Among PGW’s best known creations are bumbling aristocrat Bertie Wooster and his estimable valet Jeeves, who feature in 10 novels, of which this is the second, and over 30 short stories. The highly contrived plots centre on the trivial (by most people’s standards) concerns of the idle rich in post-World War One Britain.
Here, Bertie returns from summer in Cannes with a white dinner jacket that Jeeves disapproves of. His old school chum and newt-fancier Gussie Fink-Nottle turns up in London hoping to woo Madeline Bassett. (Bertie refers to her as ‘the bassett.’) Bertie’s a tad dusty the morning after Pongo Twistleton’s birthday bash at the Drones — his club in Mayfair — when his aunt Dahlia summons him to her country home to hand out the prizes at Market Snodsbury Grammar School, and help deal with his cousin Angela’s broken engagement.

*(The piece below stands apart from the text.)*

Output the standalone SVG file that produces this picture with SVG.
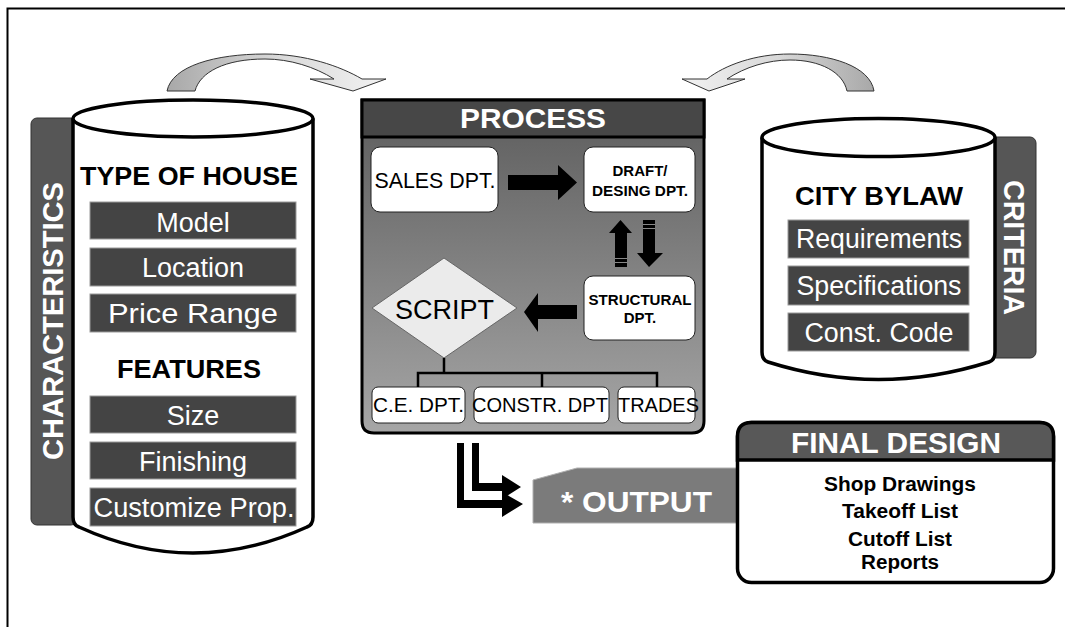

What’s good about it? The language, the dialogue, the pace, and above all the humour. Everything, basically. It’s fair to say PGW recycled a lot of the jokes in the Wooster series, which doesn’t matter unless you’re reading them back to back and hardly matters even if you are. They all bear repeating. The influence he exerted, and continues to exert, on subsequent British humorists (Blackadder, Monty Python, Fawlty Towers etc) is obvious, e.g. The French Taunter in Monty Python and the Holy Grail is a direct steal from Anatole the chef’s monologue here.
Bottom line
Wodehouse aficionados rate this among the first examples of his craft. I have no reason to dispute that.